*Stated problem:*
All of the data should be output character for character, except the pictures.

--- Start Information provided ---

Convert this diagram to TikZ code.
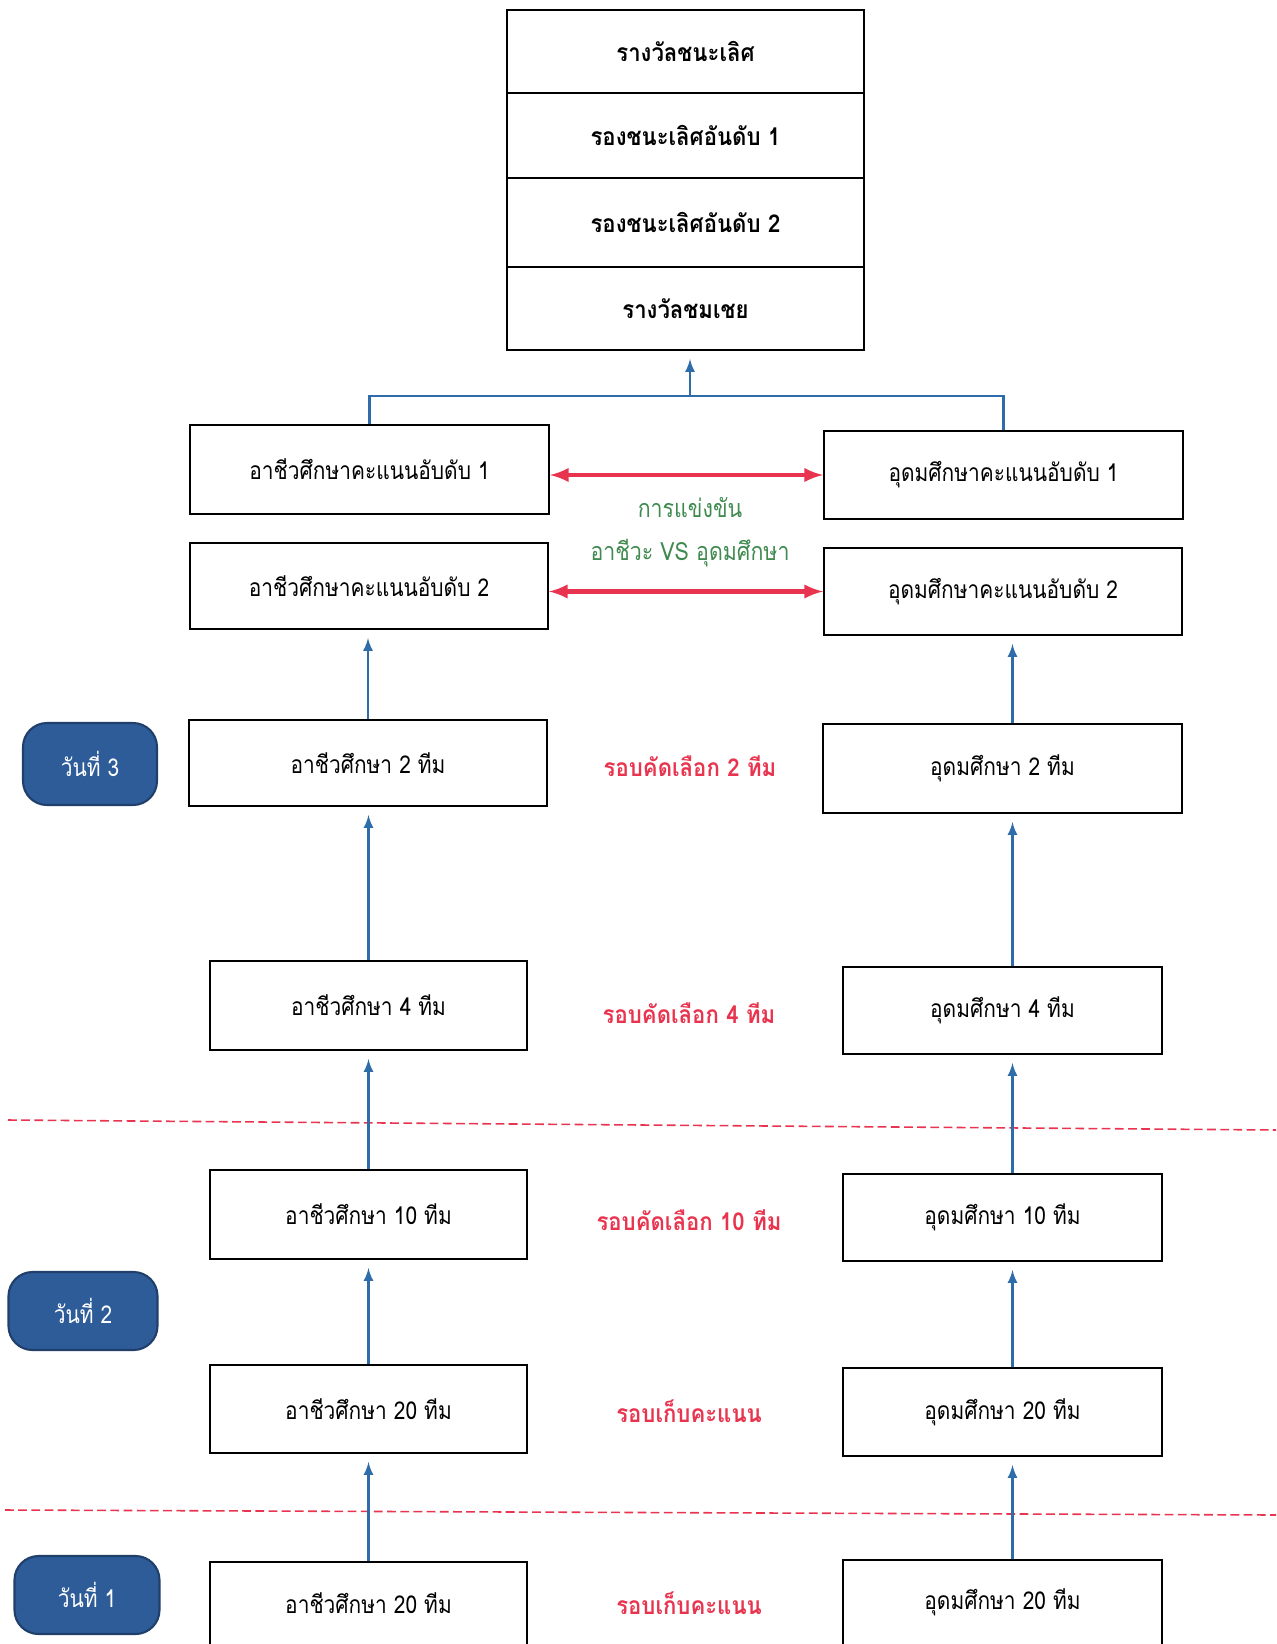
\documentclass[tikz,border=0pt]{standalone}
\usepackage{fontspec}
\newfontfamily\thaifont[Script=Thai,FakeStretch=0.85]{Loma}
\newfontfamily\thaiboldfont[Script=Thai,FakeStretch=0.9]{Loma}
\newlength\pix
\setlength\pix{0.02cm}
\definecolor{flowblue}{HTML}{2E6DAA}
\definecolor{dayblue}{HTML}{2D5C99}
\definecolor{roundred}{HTML}{E8344E}
\definecolor{vsgreen}{HTML}{3F8A4F}

\begin{document}
\begin{tikzpicture}[x=0.02cm, y=-0.02cm,
    teambox/.style={draw=black, line width=1.1pt, fill=white, inner sep=0pt,
      font=\thaifont\fontsize{14}{16}\selectfont},
    prizebox/.style={teambox, minimum width=357\pix, font=\thaiboldfont\bfseries\fontsize{14}{16}\selectfont},
    daybadge/.style={draw=dayblue!70!black, line width=1.2pt, fill=dayblue, rounded corners=24\pix,
      text=white, inner sep=0pt, font=\thaifont\fontsize{14}{16}\selectfont},
    roundlabel/.style={text=roundred, font=\thaiboldfont\bfseries\fontsize{14}{16}\selectfont},
    vslabel/.style={text=vsgreen, font=\thaifont\fontsize{14.3}{16}\selectfont},
    upline/.style={draw=flowblue, line width=1.5pt},
    uparrow/.style={upline, -latex, shorten >=8\pix},
    vsarrow/.style={draw=roundred, line width=2.6pt, latex-latex},
    daydash/.style={draw=roundred, line width=0.9pt, dash pattern=on 5pt off 2.5pt}]
  \useasboundingbox (0,0) rectangle (1276,1644);

  % prize stack
  \node[prizebox, minimum height=83\pix] (win) at (685.5,51.5) {รางวัลชนะเลิศ};
  \node[prizebox, minimum height=85\pix] (run1) at (685.5,135.5) {รองชนะเลิศอันดับ 1};
  \node[prizebox, minimum height=89\pix] (run2) at (685.5,222.5) {รองชนะเลิศอันดับ 2};
  \node[prizebox, minimum height=83\pix] (hon) at (685.5,308.5) {รางวัลชมเชย};

  % vocational side
  \node[teambox, minimum width=359\pix, minimum height=89\pix] (voc1) at (369.5,469.5) {อาชีวศึกษาคะแนนอับดับ 1};
  \node[teambox, minimum width=358\pix, minimum height=86\pix] (voc2) at (369,586) {อาชีวศึกษาคะแนนอับดับ 2};
  \node[teambox, minimum width=358\pix, minimum height=86\pix] (voc3) at (368,763) {อาชีวศึกษา 2 ทีม};
  \node[teambox, minimum width=317\pix, minimum height=89\pix] (voc4) at (368.5,1005.5) {อาชีวศึกษา 4 ทีม};
  \node[teambox, minimum width=317\pix, minimum height=89\pix] (voc5) at (368.5,1214.5) {อาชีวศึกษา 10 ทีม};
  \node[teambox, minimum width=317\pix, minimum height=88\pix] (voc6) at (368.5,1409) {อาชีวศึกษา 20 ทีม};
  \node[teambox, minimum width=317\pix, minimum height=100\pix] (voc7) at (368.5,1612) {};
  \node[font=\thaifont\fontsize{14}{16}\selectfont] (voc7t) at (368.5,1603) {อาชีวศึกษา 20 ทีม};

  % university side
  \node[teambox, minimum width=359\pix, minimum height=88\pix] (uni1) at (1003.5,475) {อุดมศึกษาคะแนนอับดับ 1};
  \node[teambox, minimum width=358\pix, minimum height=87\pix] (uni2) at (1003,591.5) {อุดมศึกษาคะแนนอับดับ 2};
  \node[teambox, minimum width=359\pix, minimum height=89\pix] (uni3) at (1002.5,768.5) {อุดมศึกษา 2 ทีม};
  \node[teambox, minimum width=319\pix, minimum height=87\pix] (uni4) at (1002.5,1010.5) {อุดมศึกษา 4 ทีม};
  \node[teambox, minimum width=319\pix, minimum height=87\pix] (uni5) at (1002.5,1217.5) {อุดมศึกษา 10 ทีม};
  \node[teambox, minimum width=319\pix, minimum height=88\pix] (uni6) at (1002.5,1412) {อุดมศึกษา 20 ทีม};
  \node[teambox, minimum width=319\pix, minimum height=100\pix] (uni7) at (1002.5,1610) {};
  \node[font=\thaifont\fontsize{14}{16}\selectfont] (uni7t) at (1002.5,1602) {อุดมศึกษา 20 ทีม};

  % middle labels
  \node[vslabel] (vs1) at (690,508) {การแข่งขัน};
  \node[vslabel] (vs2) at (690,553) {อาชีวะ VS อุดมศึกษา};
  \node[roundlabel] (r2) at (690,766) {รอบคัดเลือก 2 ทีม};
  \node[roundlabel] (r4) at (689,1013) {รอบคัดเลือก 4 ทีม};
  \node[roundlabel] (r10) at (689,1220) {รอบคัดเลือก 10 ทีม};
  \node[roundlabel] (rs2) at (689,1411) {รอบเก็บคะแนน};
  \node[roundlabel] (rs1) at (689,1603) {รอบเก็บคะแนน};

  % days
  \node[daybadge, minimum width=134\pix, minimum height=82\pix] (day3) at (90,764) {วันที่ 3};
  \node[daybadge, minimum width=149\pix, minimum height=78\pix] (day2) at (83,1311) {วันที่ 2};
  \node[daybadge, minimum width=145\pix, minimum height=78\pix] (day1) at (87,1595) {วันที่ 1};

  % day borders
  \draw[daydash] (8,1120) -- (1276,1130);
  \draw[daydash] (5,1510) -- (1276,1515);

  % to the prizes
  \coordinate (join) at (690,396);
  \draw[upline] (voc1.north) |- (join) -| (uni1.north);
  \draw[uparrow] (join) -- (join |- hon.south);

  % finals
  \draw[vsarrow] (uni1.west -| voc1.east) -- (uni1.west);
  \draw[vsarrow] (uni2.west -| voc2.east) -- (uni2.west);

  % rounds
  \draw[uparrow] (voc3.north) -- (voc3.north |- voc2.south);
  \draw[uparrow] (voc4.north) -- (voc4.north |- voc3.south);
  \draw[uparrow] (voc5.north) -- (voc5.north |- voc4.south);
  \draw[uparrow] (voc6.north) -- (voc6.north |- voc5.south);
  \draw[uparrow] (voc7.north) -- (voc7.north |- voc6.south);
  \draw[uparrow] ([xshift=10\pix]uni3.north) -- ([xshift=10\pix]uni3.north |- uni2.south);
  \draw[uparrow] ([xshift=10\pix]uni4.north) -- ([xshift=10\pix]uni4.north |- uni3.south);
  \draw[uparrow] ([xshift=10\pix]uni5.north) -- ([xshift=10\pix]uni5.north |- uni4.south);
  \draw[uparrow] ([xshift=10\pix]uni6.north) -- ([xshift=10\pix]uni6.north |- uni5.south);
  \draw[uparrow] ([xshift=10\pix]uni7.north) -- ([xshift=10\pix]uni7.north |- uni6.south);
\end{tikzpicture}
\end{document}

--- End Information provided ---

*Solved exercise:*
Convert this diagram to TikZ code.
\documentclass[tikz,border=0pt]{standalone}
\usepackage{fontspec}
\newfontfamily\thaifont[Script=Thai,FakeStretch=0.85]{Loma}
\newfontfamily\thaiboldfont[Script=Thai,FakeStretch=0.9]{Loma}
\newlength\pix
\setlength\pix{0.02cm}
\definecolor{flowblue}{HTML}{2E6DAA}
\definecolor{dayblue}{HTML}{2D5C99}
\definecolor{roundred}{HTML}{E8344E}
\definecolor{vsgreen}{HTML}{3F8A4F}

\begin{document}
\begin{tikzpicture}[x=0.02cm, y=-0.02cm,
    teambox/.style={draw=black, line width=1.1pt, fill=white, inner sep=0pt,
      font=\thaifont\fontsize{14}{16}\selectfont},
    prizebox/.style={teambox, minimum width=357\pix, font=\thaiboldfont\bfseries\fontsize{14}{16}\selectfont},
    daybadge/.style={draw=dayblue!70!black, line width=1.2pt, fill=dayblue, rounded corners=24\pix,
      text=white, inner sep=0pt, font=\thaifont\fontsize{14}{16}\selectfont},
    roundlabel/.style={text=roundred, font=\thaiboldfont\bfseries\fontsize{14}{16}\selectfont},
    vslabel/.style={text=vsgreen, font=\thaifont\fontsize{14.3}{16}\selectfont},
    upline/.style={draw=flowblue, line width=1.5pt},
    uparrow/.style={upline, -latex, shorten >=8\pix},
    vsarrow/.style={draw=roundred, line width=2.6pt, latex-latex},
    daydash/.style={draw=roundred, line width=0.9pt, dash pattern=on 5pt off 2.5pt}]
  \useasboundingbox (0,0) rectangle (1276,1644);

  % prize stack
  \node[prizebox, minimum height=83\pix] (win) at (685.5,51.5) {รางวัลชนะเลิศ};
  \node[prizebox, minimum height=85\pix] (run1) at (685.5,135.5) {รองชนะเลิศอันดับ 1};
  \node[prizebox, minimum height=89\pix] (run2) at (685.5,222.5) {รองชนะเลิศอันดับ 2};
  \node[prizebox, minimum height=83\pix] (hon) at (685.5,308.5) {รางวัลชมเชย};

  % vocational side
  \node[teambox, minimum width=359\pix, minimum height=89\pix] (voc1) at (369.5,469.5) {อาชีวศึกษาคะแนนอับดับ 1};
  \node[teambox, minimum width=358\pix, minimum height=86\pix] (voc2) at (369,586) {อาชีวศึกษาคะแนนอับดับ 2};
  \node[teambox, minimum width=358\pix, minimum height=86\pix] (voc3) at (368,763) {อาชีวศึกษา 2 ทีม};
  \node[teambox, minimum width=317\pix, minimum height=89\pix] (voc4) at (368.5,1005.5) {อาชีวศึกษา 4 ทีม};
  \node[teambox, minimum width=317\pix, minimum height=89\pix] (voc5) at (368.5,1214.5) {อาชีวศึกษา 10 ทีม};
  \node[teambox, minimum width=317\pix, minimum height=88\pix] (voc6) at (368.5,1409) {อาชีวศึกษา 20 ทีม};
  \node[teambox, minimum width=317\pix, minimum height=100\pix] (voc7) at (368.5,1612) {};
  \node[font=\thaifont\fontsize{14}{16}\selectfont] (voc7t) at (368.5,1603) {อาชีวศึกษา 20 ทีม};

  % university side
  \node[teambox, minimum width=359\pix, minimum height=88\pix] (uni1) at (1003.5,475) {อุดมศึกษาคะแนนอับดับ 1};
  \node[teambox, minimum width=358\pix, minimum height=87\pix] (uni2) at (1003,591.5) {อุดมศึกษาคะแนนอับดับ 2};
  \node[teambox, minimum width=359\pix, minimum height=89\pix] (uni3) at (1002.5,768.5) {อุดมศึกษา 2 ทีม};
  \node[teambox, minimum width=319\pix, minimum height=87\pix] (uni4) at (1002.5,1010.5) {อุดมศึกษา 4 ทีม};
  \node[teambox, minimum width=319\pix, minimum height=87\pix] (uni5) at (1002.5,1217.5) {อุดมศึกษา 10 ทีม};
  \node[teambox, minimum width=319\pix, minimum height=88\pix] (uni6) at (1002.5,1412) {อุดมศึกษา 20 ทีม};
  \node[teambox, minimum width=319\pix, minimum height=100\pix] (uni7) at (1002.5,1610) {};
  \node[font=\thaifont\fontsize{14}{16}\selectfont] (uni7t) at (1002.5,1602) {อุดมศึกษา 20 ทีม};

  % middle labels
  \node[vslabel] (vs1) at (690,508) {การแข่งขัน};
  \node[vslabel] (vs2) at (690,553) {อาชีวะ VS อุดมศึกษา};
  \node[roundlabel] (r2) at (690,766) {รอบคัดเลือก 2 ทีม};
  \node[roundlabel] (r4) at (689,1013) {รอบคัดเลือก 4 ทีม};
  \node[roundlabel] (r10) at (689,1220) {รอบคัดเลือก 10 ทีม};
  \node[roundlabel] (rs2) at (689,1411) {รอบเก็บคะแนน};
  \node[roundlabel] (rs1) at (689,1603) {รอบเก็บคะแนน};

  % days
  \node[daybadge, minimum width=134\pix, minimum height=82\pix] (day3) at (90,764) {วันที่ 3};
  \node[daybadge, minimum width=149\pix, minimum height=78\pix] (day2) at (83,1311) {วันที่ 2};
  \node[daybadge, minimum width=145\pix, minimum height=78\pix] (day1) at (87,1595) {วันที่ 1};

  % day borders
  \draw[daydash] (8,1120) -- (1276,1130);
  \draw[daydash] (5,1510) -- (1276,1515);

  % to the prizes
  \coordinate (join) at (690,396);
  \draw[upline] (voc1.north) |- (join) -| (uni1.north);
  \draw[uparrow] (join) -- (join |- hon.south);

  % finals
  \draw[vsarrow] (uni1.west -| voc1.east) -- (uni1.west);
  \draw[vsarrow] (uni2.west -| voc2.east) -- (uni2.west);

  % rounds
  \draw[uparrow] (voc3.north) -- (voc3.north |- voc2.south);
  \draw[uparrow] (voc4.north) -- (voc4.north |- voc3.south);
  \draw[uparrow] (voc5.north) -- (voc5.north |- voc4.south);
  \draw[uparrow] (voc6.north) -- (voc6.north |- voc5.south);
  \draw[uparrow] (voc7.north) -- (voc7.north |- voc6.south);
  \draw[uparrow] ([xshift=10\pix]uni3.north) -- ([xshift=10\pix]uni3.north |- uni2.south);
  \draw[uparrow] ([xshift=10\pix]uni4.north) -- ([xshift=10\pix]uni4.north |- uni3.south);
  \draw[uparrow] ([xshift=10\pix]uni5.north) -- ([xshift=10\pix]uni5.north |- uni4.south);
  \draw[uparrow] ([xshift=10\pix]uni6.north) -- ([xshift=10\pix]uni6.north |- uni5.south);
  \draw[uparrow] ([xshift=10\pix]uni7.north) -- ([xshift=10\pix]uni7.north |- uni6.south);
\end{tikzpicture}
\end{document}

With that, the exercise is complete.